Parmi les milliers de militant·e·s pacifiques arrêtés le 31 janvier figurait un membre du personnel d’Amnesty International, qui avait participé à une manifestation à titre privé. Interpellée pour avoir « bloqué le trafic routier », cette personne a ensuite été détenue jusqu’au lendemain dans un poste de police. Les militant·e·s arrêtés n’ont pas pu informer leurs familles du lieu où ils se trouvaient pendant trois heures. Après avoir réussi à passer un bref coup de téléphone à leurs proches, leur téléphone a été saisi. Le membre du personnel d’Amnesty International n’a pas pu consulter d’avocat durant sa détention au poste. Lors du simulacre de procès le lendemain, le juge a refusé de regarder la vidéo de l’infraction présumée et d’interroger les policiers ou les témoins du délit. Cette personne a été condamnée à 10 jours de « détention administrative ». Comme beaucoup d’autres, ils ont alors passé une nuit dans un bus de la police avant d’être emmenés dans la matinée du 2 février vers un centre de rétention à Sakharovo (à 70 kilomètres du centre-ville de Moscou), utilisé pour les manifestants du fait du manque de place dans les prisons. La nourriture, l’eau et les installations sanitaires étaient insuffisantes à l’intérieur du bus.
« Même le responsable du poste de police où était détenu notre collègue au départ n’était pas en mesure de nous dire où ils avaient été transférés. Avec un si grand nombre de manifestants détenus dans des lieux inconnus, se profile la perspective de disparitions forcées massives, a déclaré Natalia Zviagina.
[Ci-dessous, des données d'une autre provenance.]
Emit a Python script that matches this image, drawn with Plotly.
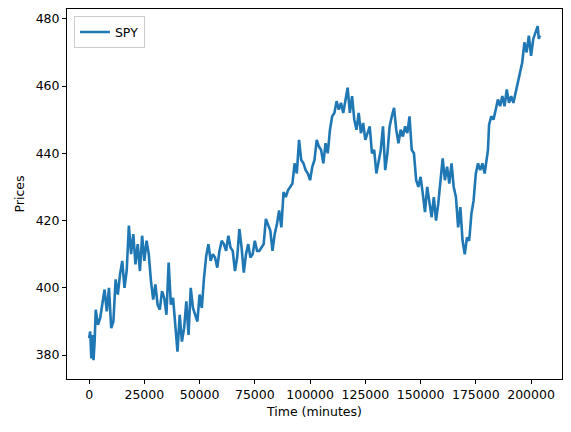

Avec un si grand nombre de manifestants détenus dans des lieux inconnus, se profile la perspective de disparitions forcées massives.
Natalia Zviagina
« Amnesty International estime que les conditions de détention des personnes privées de liberté en marge des manifestations majoritairement pacifiques du 31 janvier s’apparentent à de la torture et à des mauvais traitements. Nous invitons la communauté internationale, notamment les procédures spéciales de l’ONU, et les gouvernements nationaux à réagir immédiatement à ces violations massives des droits humains et à demander aux autorités de rendre des comptes. Alexeï Navalny, ses soutiens et tous les manifestant·e·s pacifiques arrêtés avant, pendant et après les rassemblements des 23 et 31 janvier, et du 2 février, sont des prisonnières et prisonniers d’opinion et doivent être libérés immédiatement et sans condition. »
Complément d’information
Le 2 février, le tribunal du district de Simonovski, tenant audience dans les locaux du tribunal municipal de Moscou, a fait droit à la requête du Service pénitentiaire fédéral et a remplacé la peine avec sursis d’Alexeï Navalny par une peine de deux ans et huit mois d’emprisonnement.
Selon l’organisation de défense des droits humains OVD-Info, au moins 5 021 personnes ont été interpellées à travers le pays le 31 janvier, dont plus de 1 600 à Moscou et plus de 1 100 à Saint-Pétersbourg.
Bon nombre des 3 000 personnes arrêtées en marge de précédentes manifestations le 23 janvier ayant été condamnées à des peines de « détention administrative », la capacité des centres de détention en Russie, et particulièrement à Moscou, est fortement dépassée.